Torniamo all’ Italia e alle elezioni 2013:

“Anche in politica, come in letteratura e nella comunicazione massmediale, sembra che il pathos oramai predomini sul logos. È altrimenti difficile spiegare certi flussi che hanno portato per esempio sostenitori di [Matteo] Renzi a votare per Grillo. ]Non è che] la politica è diventata anch’essa soggetta alla legge consumistica per cui tutto ciò che è nuovo è più attraente?”.

Nuovo, viene da dire, e con un packaging. Quando, nel 1960 Richard Nixon fu battuto da John Kennedy alle elezioni per presidente degli Usa, molto peso ebbe il fatto che Nixon si mostrò

“in TV con la barba malfatta. Nixon doveva ispirare sfiducia per ben altre ragioni, ma ha perso a causa del suo barbiere”.

Viene Bartezzaghi da chiedersi e chiedere a Umberto Eco se la “insufficiente vittoria di Bersani” non sia frutto “soprattutto [di] errori di comunicazione e la rispoosta è sì:

“Quando Achille Occhetto [annunciò] di aver messo in piedi una gioiosa macchina da guerra, è iniziata l’epoca berlusconiana. E nel corso della scorsa campagna elettorale Bersani asseriva che avrebbe vinto e governato. Tutti abbiamo pensato che Bersani conducesse una campagna da gran signore, senza svaccare come i suoi avversari (ed era vero), ma non abbiamo tenuto conto che ogni volta che la sinistra si presenta come sicuramente vincente, perde.
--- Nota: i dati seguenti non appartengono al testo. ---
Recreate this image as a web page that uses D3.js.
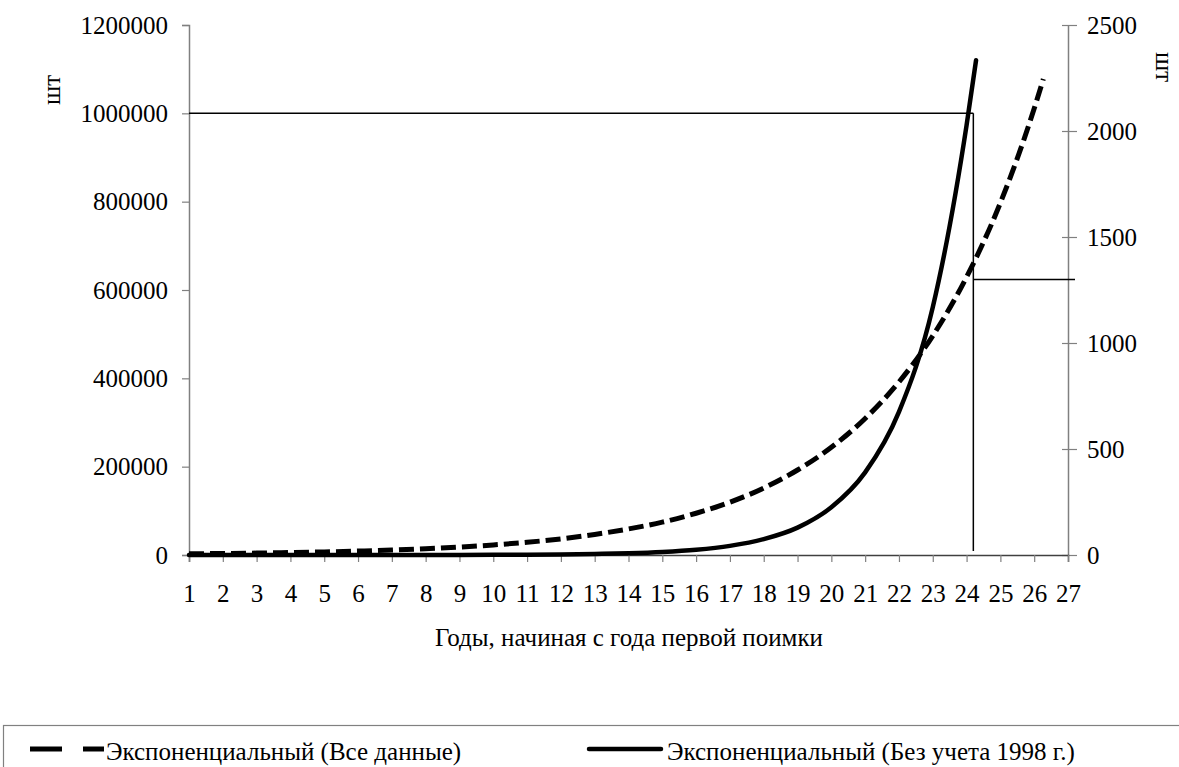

“Da almeno sessant’anni in Italia il cinquanta per cento dei votanti non vuole un governo di sinistra o di centrosinistra. Non chiediamoci ora perché, è un fatto che per evitare un governo di sinistra (anche se l’aumento delle tasse è stato finora fatto solo da governi di centrodestra) una consistente porzione di elettori si è rivolta per cinquant’anni alla Dc e per venti [a Berlusconi]. Forse la proposta alternativa poteva essere [Mario] Monti ma (e anche questo è un fatto) non ha funzionato.

Conclusione:

“La destra vince quando la sinistra convince l’elettorato moderato che sarà essa a salire al potere. [Pertanto] una dose di vittimismo è indispensabile per non galvanizzare gli avversari. Ovvero, per vincere devi seguire il principio (attuato da Berlusconi) del chiagne e fotti”.